Nats ini menceritakan peristiwa saat Yesus sudah berusia 1-2 tahun, tatkala Raja Herodes berkuasa di wilayah Israel dari kekuasaan Romawi. Ia seorang yang cerdas dan keras sehingga dapat berkuasa selama 30 tahun. Minatnya sangat luas termasuk kepada hal-hal sejarah dan agama, sehingga ia juga dikenal sebagai raja yang merenovasi bait Allah dengan memperluas dan mempercantiknya. Ini dilakukannya tentu agar menarik simpati orang Yahudi. Ia banyak mengetahui isi Perjanjian Lama termasuk pengharapan datangnya Mesias. Herodes sendiri diberi gelar “Raja Yahudi” oleh Kaisar Romawi sebab ia memiliki darah Yahudi, meski orang Yahudi tidak menyukainya, sebab acapkali ia bertindak kejam dan bersikap keras kepada yang tidak disukainya. Salah satu yang dikenal dalam sejarah adalah ketika ia memutuskan untuk membunuh para bayi yang berusia di bawah dua tahun, setelah mengetahui bahwa telah lahir sekitar dua tahun lalu yaitu Yesus, Mesias dan Raja Yahudi yang dinanti-nantikan oleh umat Yahudi tersebut.

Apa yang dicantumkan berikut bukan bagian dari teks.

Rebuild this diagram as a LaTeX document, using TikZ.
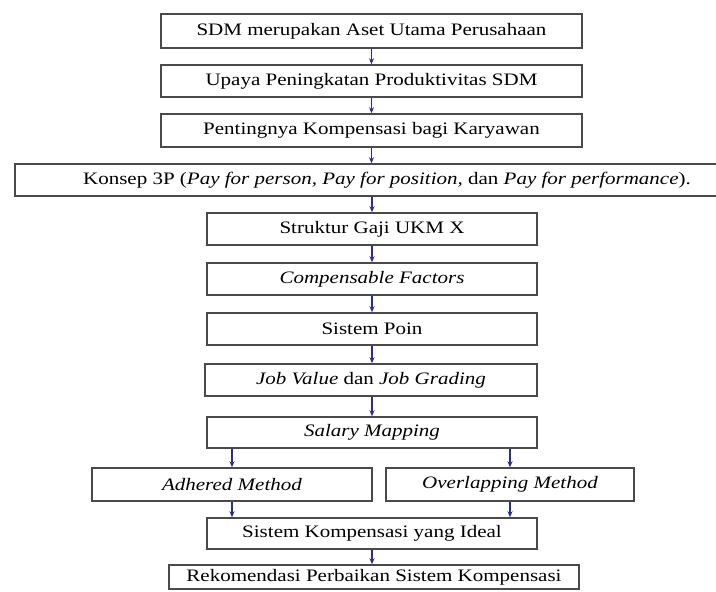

Nats minggu ini memberi pelajaran kepada kita beberapa hal, sebagai berikut:

 

Pertama: Memahami petunjuk (ayat 1-6)

Adanya petunjuk kepada orang-orang majus dengan munculnya “bintang-Nya di Timur” membuktikan berita kelahiran itu juga disampaikan ke seluruh dunia. Kedatangan Tuhan Yesus sebagai manusia sebagai Juruselamat bukan hanya untuk orang Yahudi, melainkan untuk segala bangsa. Ahli waris itu tidak hanya umat Israel melainkan sudah terbuka kepada semua orang (lihat bacaan lainnya Ef. 3:1-12).

Meski dianggap memiliki kedudukan tinggi di wilayah Patria, Babylonia, latar belakang orang majus sendiri tidak terlalu jelas dalam Alkitab, sehingga dalam tradisi gerejawi sering ditafsirkan dengan beberapa kemungkinan, seperti mereka adalah para ahli astrologi (perbintangan), mungkin keturunan orang Yahudi yang ada di pembuangan, atau mungkin juga mereka mendapat pesan langsung dari Allah atas berita tersebut. Hal ini juga dapat dikaitkan dengan adanya nubuatan dalam Perjanjian Lama, “bintang terbit dari Yakub, tongkat kerajaan timbul dari Israel” (Bil. 24:17, yang mendorong mereka datang dari Timur ke Yerusalem.

Tetapi yang utama sikap diperlihatkan oleh orang majus yakni langsung bertindak dengan adanya petunjuk yang mereka terima dari Tuhan. Petunjuk bintang itu juga terus mengikuti mereka hingga tiba di Yerusalem (ayat 9). Hal ini dapat dikaitkan dengan bacaan lainnya yakni Mzm. 72:1-7; 10-14, yang menekankan hukum itu harus diberikan kepada para raja-raja, sehingga raja membawa keadilan dan damai sejahtera bagi bangsa; orang yang tertindas dan orang miskin akan ditolong, tetapi justru Allah akan meremukkan para pemeras.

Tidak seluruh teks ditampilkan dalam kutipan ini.